* TASK INPUT *

● ● ● ● ●

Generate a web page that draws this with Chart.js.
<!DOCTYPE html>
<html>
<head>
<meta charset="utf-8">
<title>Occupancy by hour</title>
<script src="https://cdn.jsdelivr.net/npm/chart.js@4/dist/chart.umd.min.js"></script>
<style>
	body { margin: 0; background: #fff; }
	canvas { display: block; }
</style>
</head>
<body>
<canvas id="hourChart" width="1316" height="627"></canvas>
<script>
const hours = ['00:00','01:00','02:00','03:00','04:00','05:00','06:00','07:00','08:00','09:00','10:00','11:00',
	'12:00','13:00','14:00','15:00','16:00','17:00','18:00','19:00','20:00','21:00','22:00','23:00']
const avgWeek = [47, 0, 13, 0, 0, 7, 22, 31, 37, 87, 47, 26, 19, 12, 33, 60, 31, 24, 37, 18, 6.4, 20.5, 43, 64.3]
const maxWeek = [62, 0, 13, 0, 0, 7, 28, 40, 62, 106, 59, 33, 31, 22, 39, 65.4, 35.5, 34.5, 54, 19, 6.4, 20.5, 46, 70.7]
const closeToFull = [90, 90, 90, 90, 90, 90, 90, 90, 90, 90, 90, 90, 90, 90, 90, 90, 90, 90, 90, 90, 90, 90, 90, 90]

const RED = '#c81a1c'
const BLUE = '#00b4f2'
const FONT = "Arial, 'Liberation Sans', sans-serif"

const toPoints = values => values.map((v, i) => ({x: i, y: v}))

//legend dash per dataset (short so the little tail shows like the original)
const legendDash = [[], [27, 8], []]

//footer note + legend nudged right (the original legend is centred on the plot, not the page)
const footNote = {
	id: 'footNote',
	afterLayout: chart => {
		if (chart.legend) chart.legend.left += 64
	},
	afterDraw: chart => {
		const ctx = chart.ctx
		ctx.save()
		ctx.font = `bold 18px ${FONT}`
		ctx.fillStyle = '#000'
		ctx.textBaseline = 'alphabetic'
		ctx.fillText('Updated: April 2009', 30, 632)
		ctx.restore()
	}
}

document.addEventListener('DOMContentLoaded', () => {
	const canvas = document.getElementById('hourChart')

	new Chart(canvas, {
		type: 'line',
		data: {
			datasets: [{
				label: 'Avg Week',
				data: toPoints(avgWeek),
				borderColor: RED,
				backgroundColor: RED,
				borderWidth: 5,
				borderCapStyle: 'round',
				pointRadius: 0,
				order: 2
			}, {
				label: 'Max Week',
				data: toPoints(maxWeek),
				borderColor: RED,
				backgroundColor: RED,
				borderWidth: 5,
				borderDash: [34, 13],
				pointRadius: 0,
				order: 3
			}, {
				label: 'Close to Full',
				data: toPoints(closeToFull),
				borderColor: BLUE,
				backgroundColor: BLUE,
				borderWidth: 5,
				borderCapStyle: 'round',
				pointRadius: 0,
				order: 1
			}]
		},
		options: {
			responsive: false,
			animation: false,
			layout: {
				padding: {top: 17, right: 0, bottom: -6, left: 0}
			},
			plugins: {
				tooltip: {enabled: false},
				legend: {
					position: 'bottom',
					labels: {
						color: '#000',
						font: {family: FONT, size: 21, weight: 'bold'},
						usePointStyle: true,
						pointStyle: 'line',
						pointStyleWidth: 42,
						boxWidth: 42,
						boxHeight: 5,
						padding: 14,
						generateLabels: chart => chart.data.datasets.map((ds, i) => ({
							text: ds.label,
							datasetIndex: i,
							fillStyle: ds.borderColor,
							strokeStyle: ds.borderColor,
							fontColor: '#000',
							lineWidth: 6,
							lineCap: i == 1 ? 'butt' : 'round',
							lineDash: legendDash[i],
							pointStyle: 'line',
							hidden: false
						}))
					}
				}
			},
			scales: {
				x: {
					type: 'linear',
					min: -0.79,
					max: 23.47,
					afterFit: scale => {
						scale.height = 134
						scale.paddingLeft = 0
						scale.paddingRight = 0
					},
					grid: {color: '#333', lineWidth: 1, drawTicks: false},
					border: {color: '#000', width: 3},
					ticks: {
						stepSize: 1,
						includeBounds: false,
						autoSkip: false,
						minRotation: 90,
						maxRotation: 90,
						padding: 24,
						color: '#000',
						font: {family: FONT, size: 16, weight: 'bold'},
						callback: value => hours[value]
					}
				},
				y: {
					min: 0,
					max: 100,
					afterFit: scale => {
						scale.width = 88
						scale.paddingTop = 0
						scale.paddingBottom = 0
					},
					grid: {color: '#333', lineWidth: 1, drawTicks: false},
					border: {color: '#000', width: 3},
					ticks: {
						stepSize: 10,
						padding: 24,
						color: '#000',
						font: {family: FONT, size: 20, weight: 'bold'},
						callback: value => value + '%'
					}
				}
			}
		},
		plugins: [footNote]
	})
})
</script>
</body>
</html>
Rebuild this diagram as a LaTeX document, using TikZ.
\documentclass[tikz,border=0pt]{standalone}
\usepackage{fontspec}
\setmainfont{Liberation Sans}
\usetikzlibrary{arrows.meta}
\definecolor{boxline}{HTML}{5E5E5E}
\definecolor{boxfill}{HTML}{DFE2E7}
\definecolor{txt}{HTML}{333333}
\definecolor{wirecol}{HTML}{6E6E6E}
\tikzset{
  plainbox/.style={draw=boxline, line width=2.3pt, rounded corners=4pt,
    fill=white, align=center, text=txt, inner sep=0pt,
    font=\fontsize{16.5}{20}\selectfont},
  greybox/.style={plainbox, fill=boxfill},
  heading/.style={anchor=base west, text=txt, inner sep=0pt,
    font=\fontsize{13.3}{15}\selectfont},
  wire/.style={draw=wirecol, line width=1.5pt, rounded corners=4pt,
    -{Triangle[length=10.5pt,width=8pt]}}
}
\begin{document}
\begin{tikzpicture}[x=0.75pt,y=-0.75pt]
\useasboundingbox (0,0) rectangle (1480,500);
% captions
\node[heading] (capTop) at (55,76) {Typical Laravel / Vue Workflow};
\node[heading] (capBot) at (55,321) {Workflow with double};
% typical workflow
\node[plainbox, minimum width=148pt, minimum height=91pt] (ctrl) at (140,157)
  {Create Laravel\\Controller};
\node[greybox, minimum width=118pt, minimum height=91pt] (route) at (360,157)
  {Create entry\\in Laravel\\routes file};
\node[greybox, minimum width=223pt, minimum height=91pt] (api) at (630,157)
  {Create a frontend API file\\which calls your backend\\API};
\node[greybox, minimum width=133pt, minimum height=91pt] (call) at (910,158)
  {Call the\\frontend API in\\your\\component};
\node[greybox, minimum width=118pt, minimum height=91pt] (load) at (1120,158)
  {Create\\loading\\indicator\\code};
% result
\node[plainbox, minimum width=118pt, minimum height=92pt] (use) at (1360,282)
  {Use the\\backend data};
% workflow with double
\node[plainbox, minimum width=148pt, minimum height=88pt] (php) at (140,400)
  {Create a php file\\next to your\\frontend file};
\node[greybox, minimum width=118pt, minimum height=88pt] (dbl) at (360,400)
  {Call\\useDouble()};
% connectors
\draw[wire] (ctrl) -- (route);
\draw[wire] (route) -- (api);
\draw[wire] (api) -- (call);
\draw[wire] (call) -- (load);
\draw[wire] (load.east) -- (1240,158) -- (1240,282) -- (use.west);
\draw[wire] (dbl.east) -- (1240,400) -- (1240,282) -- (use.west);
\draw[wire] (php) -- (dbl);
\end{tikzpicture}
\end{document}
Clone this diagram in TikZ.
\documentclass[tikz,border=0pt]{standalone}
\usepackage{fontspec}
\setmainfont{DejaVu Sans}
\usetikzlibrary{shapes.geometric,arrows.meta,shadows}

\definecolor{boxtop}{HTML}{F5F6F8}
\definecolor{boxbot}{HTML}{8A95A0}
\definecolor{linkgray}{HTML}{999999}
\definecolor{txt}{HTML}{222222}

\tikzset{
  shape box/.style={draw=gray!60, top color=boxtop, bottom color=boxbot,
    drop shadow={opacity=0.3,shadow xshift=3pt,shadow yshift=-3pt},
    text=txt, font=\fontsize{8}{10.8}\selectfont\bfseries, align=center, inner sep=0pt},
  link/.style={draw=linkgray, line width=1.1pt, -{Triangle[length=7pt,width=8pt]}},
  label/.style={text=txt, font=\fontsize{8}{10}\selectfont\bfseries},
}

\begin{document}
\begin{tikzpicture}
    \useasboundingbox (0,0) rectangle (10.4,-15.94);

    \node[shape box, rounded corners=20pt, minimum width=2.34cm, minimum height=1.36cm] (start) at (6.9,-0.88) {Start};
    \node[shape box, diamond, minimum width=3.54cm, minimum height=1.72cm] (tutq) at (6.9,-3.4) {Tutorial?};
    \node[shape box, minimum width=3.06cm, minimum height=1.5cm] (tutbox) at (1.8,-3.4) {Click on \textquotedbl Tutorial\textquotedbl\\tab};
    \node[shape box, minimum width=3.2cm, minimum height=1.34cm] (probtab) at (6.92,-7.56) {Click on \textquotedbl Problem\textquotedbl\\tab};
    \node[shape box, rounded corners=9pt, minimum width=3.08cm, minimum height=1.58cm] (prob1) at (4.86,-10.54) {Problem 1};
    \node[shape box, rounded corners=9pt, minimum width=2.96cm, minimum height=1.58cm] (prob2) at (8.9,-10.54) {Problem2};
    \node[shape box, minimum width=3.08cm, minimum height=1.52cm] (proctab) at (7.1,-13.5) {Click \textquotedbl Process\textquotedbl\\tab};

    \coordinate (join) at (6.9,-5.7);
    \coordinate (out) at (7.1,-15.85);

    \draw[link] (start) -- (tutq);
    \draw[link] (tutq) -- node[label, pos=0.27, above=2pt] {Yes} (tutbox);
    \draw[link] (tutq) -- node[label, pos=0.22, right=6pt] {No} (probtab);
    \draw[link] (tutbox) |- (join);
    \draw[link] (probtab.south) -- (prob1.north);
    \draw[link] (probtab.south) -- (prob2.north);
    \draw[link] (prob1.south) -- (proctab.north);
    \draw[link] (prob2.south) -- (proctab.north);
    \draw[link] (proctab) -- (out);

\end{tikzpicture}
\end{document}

● ● ● ● ●

* AIM OF THE TASK *
Only the lines from the top of the data through the line that contains "const legendDash = [[], [27, 8], []]" should be quoted, exactly as they stand.

* TASK RESPONSE *
Generate a web page that draws this with Chart.js.
<!DOCTYPE html>
<html>
<head>
<meta charset="utf-8">
<title>Occupancy by hour</title>
<script src="https://cdn.jsdelivr.net/npm/chart.js@4/dist/chart.umd.min.js"></script>
<style>
	body { margin: 0; background: #fff; }
	canvas { display: block; }
</style>
</head>
<body>
<canvas id="hourChart" width="1316" height="627"></canvas>
<script>
const hours = ['00:00','01:00','02:00','03:00','04:00','05:00','06:00','07:00','08:00','09:00','10:00','11:00',
	'12:00','13:00','14:00','15:00','16:00','17:00','18:00','19:00','20:00','21:00','22:00','23:00']
const avgWeek = [47, 0, 13, 0, 0, 7, 22, 31, 37, 87, 47, 26, 19, 12, 33, 60, 31, 24, 37, 18, 6.4, 20.5, 43, 64.3]
const maxWeek = [62, 0, 13, 0, 0, 7, 28, 40, 62, 106, 59, 33, 31, 22, 39, 65.4, 35.5, 34.5, 54, 19, 6.4, 20.5, 46, 70.7]
const closeToFull = [90, 90, 90, 90, 90, 90, 90, 90, 90, 90, 90, 90, 90, 90, 90, 90, 90, 90, 90, 90, 90, 90, 90, 90]

const RED = '#c81a1c'
const BLUE = '#00b4f2'
const FONT = "Arial, 'Liberation Sans', sans-serif"

const toPoints = values => values.map((v, i) => ({x: i, y: v}))

//legend dash per dataset (short so the little tail shows like the original)
const legendDash = [[], [27, 8], []]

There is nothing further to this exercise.